Laurier Blanc
États-Unis, 2002
De Peter Kosminsky
Scénario : Mary Agnes Donoghue
Avec : Alison Lohman, Michelle Pfeiffer, Robin Wright
Durée : 1h49
Sortie : 12/11/2003
Astrid, 15 ans, est la fille d’Ingrid Magnussen, femme somptueuse et poétesse aux idéaux trempés dans l’acier. Lorsque celle-ci, dans un accès de rage, tue son amant, Astrid est confiée à une famille d’accueil. De foyer en foyer, il est difficile de se défaire de l’ombre de la géante.
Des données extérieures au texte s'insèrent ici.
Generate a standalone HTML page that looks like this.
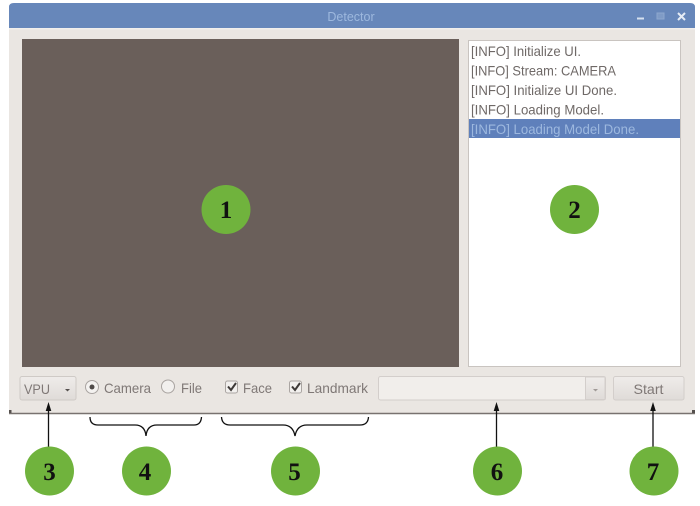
<!DOCTYPE html>
<html><head><meta charset="utf-8"><style>
html,body{margin:0;padding:0;background:#fff}
body{width:700px;height:506px;overflow:hidden;position:relative}
svg{position:absolute;left:0;top:0;display:block}
text{font-family:"Liberation Sans",sans-serif}
.g{fill:#7f7876;font-size:14px}
.l{fill:#6f6967;font-size:14px}
.n{font-family:"Liberation Serif",serif;font-size:25px;font-weight:bold;fill:#111;text-anchor:middle}
.soft{filter:blur(.35px)}
</style></head><body>
<svg width="700" height="506" viewBox="0 0 700 506">
<defs>
<linearGradient id="b" x1="0" y1="0" x2="0" y2="1"><stop offset="0" stop-color="#efecea"/><stop offset="1" stop-color="#dfdbd8"/></linearGradient>
</defs>
<g class="soft">
<!-- window -->
<path d="M9 414V8Q9 3 14 3H689Q695 3 695 8V414Z" fill="#eae6e2"/>
<path d="M9 28V7Q9 3 14 3H690Q695 3 695 7V28Z" fill="#6787ba"/>
<rect x="9" y="28" width="686" height="1.500" fill="#f2efec"/>
<line x1="9" y1="413.500" x2="695" y2="413.500" stroke="#78726f" stroke-width="1.500"/>
<path d="M9 410h2.500v3H9zM692 410h3v3h-3z" fill="#55504d"/>
<text x="351" y="21" text-anchor="middle" font-size="12.500" fill="#9db8de">Detector</text>
<rect x="637" y="17.500" width="7" height="2" fill="#d6e0ef"/>
<rect x="657" y="13" width="7" height="6" fill="#7f9bc6" stroke="#8ea7cd"/>
<path d="M678 13L685 20M685 13L678 20" stroke="#e6ecf5" stroke-width="2"/>
<!-- video -->
<rect x="22" y="39" width="437" height="328" fill="#6a5f5a"/>
<!-- list -->
<rect x="468.500" y="40.500" width="212" height="326" fill="#fff" stroke="#c9c4c0"/>
<rect x="469" y="119" width="211" height="19" fill="#5f80bb"/>
<text class="l" x="471" y="56" textLength="110" lengthAdjust="spacingAndGlyphs">[INFO] Initialize UI.</text>
<text class="l" x="471" y="75.500" textLength="145" lengthAdjust="spacingAndGlyphs">[INFO] Stream: CAMERA</text>
<text class="l" x="471" y="95" textLength="146" lengthAdjust="spacingAndGlyphs">[INFO] Initialize UI Done.</text>
<text class="l" x="471" y="114.500" textLength="133" lengthAdjust="spacingAndGlyphs">[INFO] Loading Model.</text>
<text x="471" y="134" font-size="14" fill="#9db8df" textLength="168" lengthAdjust="spacingAndGlyphs">[INFO] Loading Model Done.</text>
<!-- bottom controls -->
<rect x="20" y="376.500" width="56" height="23.500" rx="2" fill="url(#b)" stroke="#cfcac6"/>
<text class="g" x="24" y="394" textLength="26" lengthAdjust="spacingAndGlyphs">VPU</text>
<path d="M65 389h5l-2.500 2.500z" fill="#55504e"/>
<circle cx="92" cy="387" r="6.500" fill="#f4f2f0" stroke="#a9a4a1"/>
<circle cx="92" cy="387" r="2.500" fill="#4f4a48"/>
<text class="g" x="104" y="393" textLength="47" lengthAdjust="spacingAndGlyphs">Camera</text>
<circle cx="168" cy="386.500" r="6.500" fill="#f2f0ee" stroke="#a9a4a1"/>
<text class="g" x="181" y="393" textLength="21" lengthAdjust="spacingAndGlyphs">File</text>
<rect x="225.500" y="381" width="12" height="12" rx="2" fill="#f2f0ee" stroke="#aaa5a2"/>
<path d="M228 386.500l3 3.500l5-7" fill="none" stroke="#3e3a38" stroke-width="2"/>
<text class="g" x="243" y="393" textLength="29" lengthAdjust="spacingAndGlyphs">Face</text>
<rect x="289.500" y="381" width="12" height="12" rx="2" fill="#f2f0ee" stroke="#aaa5a2"/>
<path d="M292 386.500l3 3.500l5-7" fill="none" stroke="#3e3a38" stroke-width="2"/>
<text class="g" x="307" y="393" textLength="61" lengthAdjust="spacingAndGlyphs">Landmark</text>
<rect x="378.500" y="376.500" width="227" height="23.500" rx="2" fill="#f1eeeb" stroke="#d3cecb"/>
<path d="M585.500 377H605V399.500H585.500Z" fill="url(#b)" stroke="#d3cecb"/>
<path d="M593 389h5l-2.500 2.500z" fill="#a09a97"/>
<rect x="613.500" y="376.500" width="70.500" height="23.500" rx="2" fill="url(#b)" stroke="#d3cecb"/>
<text class="g" x="648.500" y="394" text-anchor="middle" textLength="30" lengthAdjust="spacingAndGlyphs">Start</text>
</g>
<!-- arrows -->
<g stroke="#111" stroke-width="1.300" fill="none">
<line x1="48.500" y1="408" x2="48.500" y2="447"/>
<line x1="496.500" y1="408" x2="496.500" y2="447"/>
<line x1="653" y1="408" x2="653" y2="447"/>
<path d="M90 417Q90 425 98 425H135Q145 425 146 436Q147 425 157 425H194Q201 425 201.500 417"/>
<path d="M221.500 417Q222 425 230 425H283Q293 425 295 436Q297 425 307 425H360Q368 425 368.500 417"/>
</g>
<path d="M48.500 402l-2.800 9h5.600z M496.500 402l-2.800 9h5.600z M653 402l-2.800 9h5.600z" fill="#111"/>
<!-- circles -->
<g fill="#70b33d">
<circle cx="226" cy="209.500" r="24.500"/>
<circle cx="574.500" cy="209.500" r="24.500"/>
<circle cx="49.500" cy="471" r="24.500"/>
<circle cx="146.500" cy="471" r="24.500"/>
<circle cx="295.500" cy="471" r="24.500"/>
<circle cx="497.500" cy="471" r="24.500"/>
<circle cx="654" cy="471" r="24.500"/>
</g>
<text class="n" x="226" y="218">1</text>
<text class="n" x="574.500" y="218">2</text>
<text class="n" x="49.500" y="480">3</text>
<text class="n" x="145" y="480">4</text>
<text class="n" x="294.500" y="480">5</text>
<text class="n" x="497" y="480">6</text>
<text class="n" x="653" y="480">7</text>
</svg>
</body></html>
MIGNONNE ALLONS VOIR SI LA ROSE
Ingrid, lointaine fille des Vikings, abandonne son brin de laurier blanc dans un verre de lait. Derrière sa beauté nue et son aveuglante pureté, sa plante distille pourtant un insoupçonné poison, aussi mortel que la plus sombre des ciguës. Ingrid vient du même jardin: femme superbe connaissant les choses de l’art, refusant toute compromission qui mettrait en péril la robe immaculée de ses idéaux, comme la médiocrité de l’entre-deux, il coule en ses veines une passion qui n’a que quelques lettres à tourner pour se transformer en poison. Notamment pour sa fille, Astrid, confrontée au plongeon dans le grand bain lorsque son étouffant et fascinant modèle de mère doit s’effacer de son foyer. Film sur l’art, ses vertus et ses démons, et sur les femmes, armées ou désarmées, aux archétypes révélant peu à peu leur complexité, Laurier Blanc parvient ainsi à garnir les atermoiements d’une orageuse relation mère-fille par une riche et pittoresque galerie de personnages féminins issus du magnifique roman éponyme de l’Américaine Janet Fitch.
CARNAL ART
Pour Ingrid, l’art est une force, pinceau, plume comme couteau au poing, aventurière d’un idéal qui disperse sa lumière céleste parmi les dangers. Ceux contre lesquels la carcasse de Claire se heurte violemment, ivre des étoiles promises qu’elle n’a pas su décrocher. Ceux qu’évite Starr, en quête de rédemption, et dont l’art est au service de la religion. Pour Astrid, l’art est un don, comme le sang de sa mère qui coule en elle, un joyau dont elle se pare et contre lequel elle se bat. Déchirure du cordon ombilical, la confrontation entre la mère et la fille devient le clash entre deux identités artistiques tranchées et voisines (voire unies dans la même chair) qui ne peuvent se rencontrer que dans l'affrontement. Pour les Magnussen, ces Vikings qui ont incendié la grande Rome, l’art est la manière de brûler la vie par les deux bouts. C’est sur ce feu sous-jacent que Peter Kosminsky pose son regard, emballant son film d’un voile blanc virginal et trompeur (comme les pétales de son laurier), et aidé par ses blondes et diaphanes comédiennes. Lohman, décidément prometteuse, Pfeiffer, charismatique en diable et rendant parfaitement l’ambiguïté de son personnage, Zellweger, particulièrement touchante ou Wright Penn, en roue libre, participent toutes à la beauté d’un portrait aux couleurs feutrées mais dont le pouls fait vibrer ses veines jusqu’à laisser les traces de ses rouges cicatrices sur la toile blanche, si blanche.